I have done this a few times in the past with great success and so they have asked me to continue! In the past I have paired their Rosella Rosé with a Spring Tart & Spring Cups. Earlier this year I paired the delicious Counterpoint Cabernet with my Beef Lettuce Wraps.
This month Laurel Glen released the 2018 Blanc Slate Sauvignon Blanc. I got to sample it back in August to come up with the pairing. The flavors are rich bright and mellow at the same time. The Meyer Lemon Zest stood out to me and it led me to develop this pairing recipe, Greek Feta Shrimp!
The 2018 Laurel Glen Blanc Slate Sauvignon Blanc bursts with tropical guava and passion fruit, hints of Meyer lemon zest and delicious minerality. There is a beautiful richness in the mouth, offset by a bright, mouthwatering acidity that leaves you looking forward to another sip!
I love Greek Shrimp dishes, I love the combination of flavors. So to develop my dish I grabbed all the ingredients that you’d see in a dish like this and they all seem to work perfectly with Blanc Slate.
The vibrant fresh flavors from the briny capers and olives, the tangy feta, and the fresh herbs all work perfectly with a glass of Laurel Glen Blanc Slate Sauvignon Blanc. Serve this with crusty bread, lemon herbed orzo and a salad for a complete meal.
Greek Feta Shrimp
- 1- tablespoon olive oil
- 2 shallots diced
- 4 cloves garlic chopped
- 4 cups chopped fresh tomatoes
- ½ cup basil chopped
- 1- tablespoon capers drained
- 1 bunch Swiss chard leaves chopped separate from stems.
- ½ teaspoon salt
- ½ teaspoon black pepper
- Red pepper flakes to taste
- 1- pound raw large shrimp peeled w/tails
- ½ cup Kalamata olives cut in half
- 1 ¼ cup crumbled feta
- ½ lemon
- Fresh parsley, oregano and dill chopped
- Preheat oven to 425 degrees F.
- Heat olive oil in an oven safe skillet or braising pan over medium heat.

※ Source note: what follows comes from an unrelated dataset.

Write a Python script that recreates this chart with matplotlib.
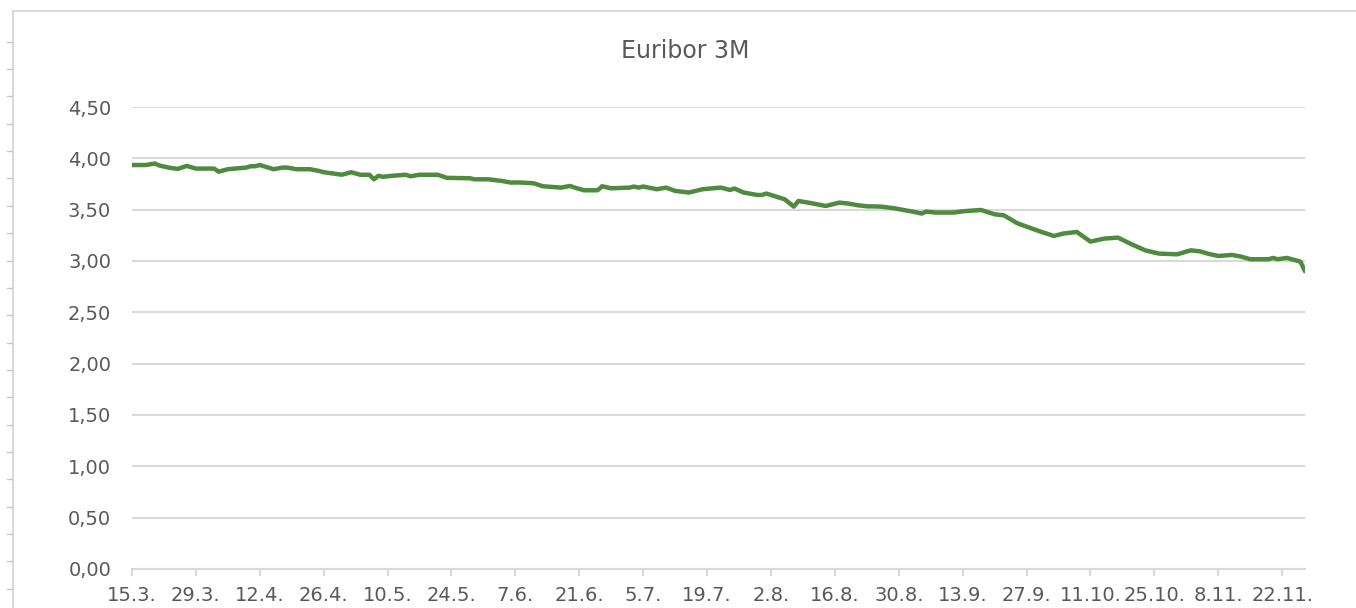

- Sauté the shallots and the chopped Swiss chard stems until softened about 5 minutes. Add in garlic, and sauté for another minute.
- Add in the capers and the tomatoes with their juices. Bring to a boil and then lower the heat and simmer for 10 minutes. Stir occasionally to help the tomatoes break down; you want the sauce to thicken.
- Season with the salt, pepper and the red pepper flakes. Stir in the chopped Swiss chard leaves and the basil; continue to simmer for 5 minutes until the Swiss chard has wilted into the tomatoes.
- Take the pan off the heat and stir the olives and 1-cup feta into the tomato mixture. Neatly arrange the shrimp into the tomatoes, garnish with remaining crumbled feta and a few whole olives on top.
- Place pan in oven and bake for 10 minutes until the shrimp has cooked through.
- To give a bit of crust and color, move the pan to the top rack and broil until desired color. Remove from oven and squeeze lemon over and garnish with chopped fresh herbs.
- Serve with crusty bread and lemon herb orzo. (For orzo toss fresh herbs, olive oil and lemon juice and zest, salt and pepper to taste with cooked orzo pasta.)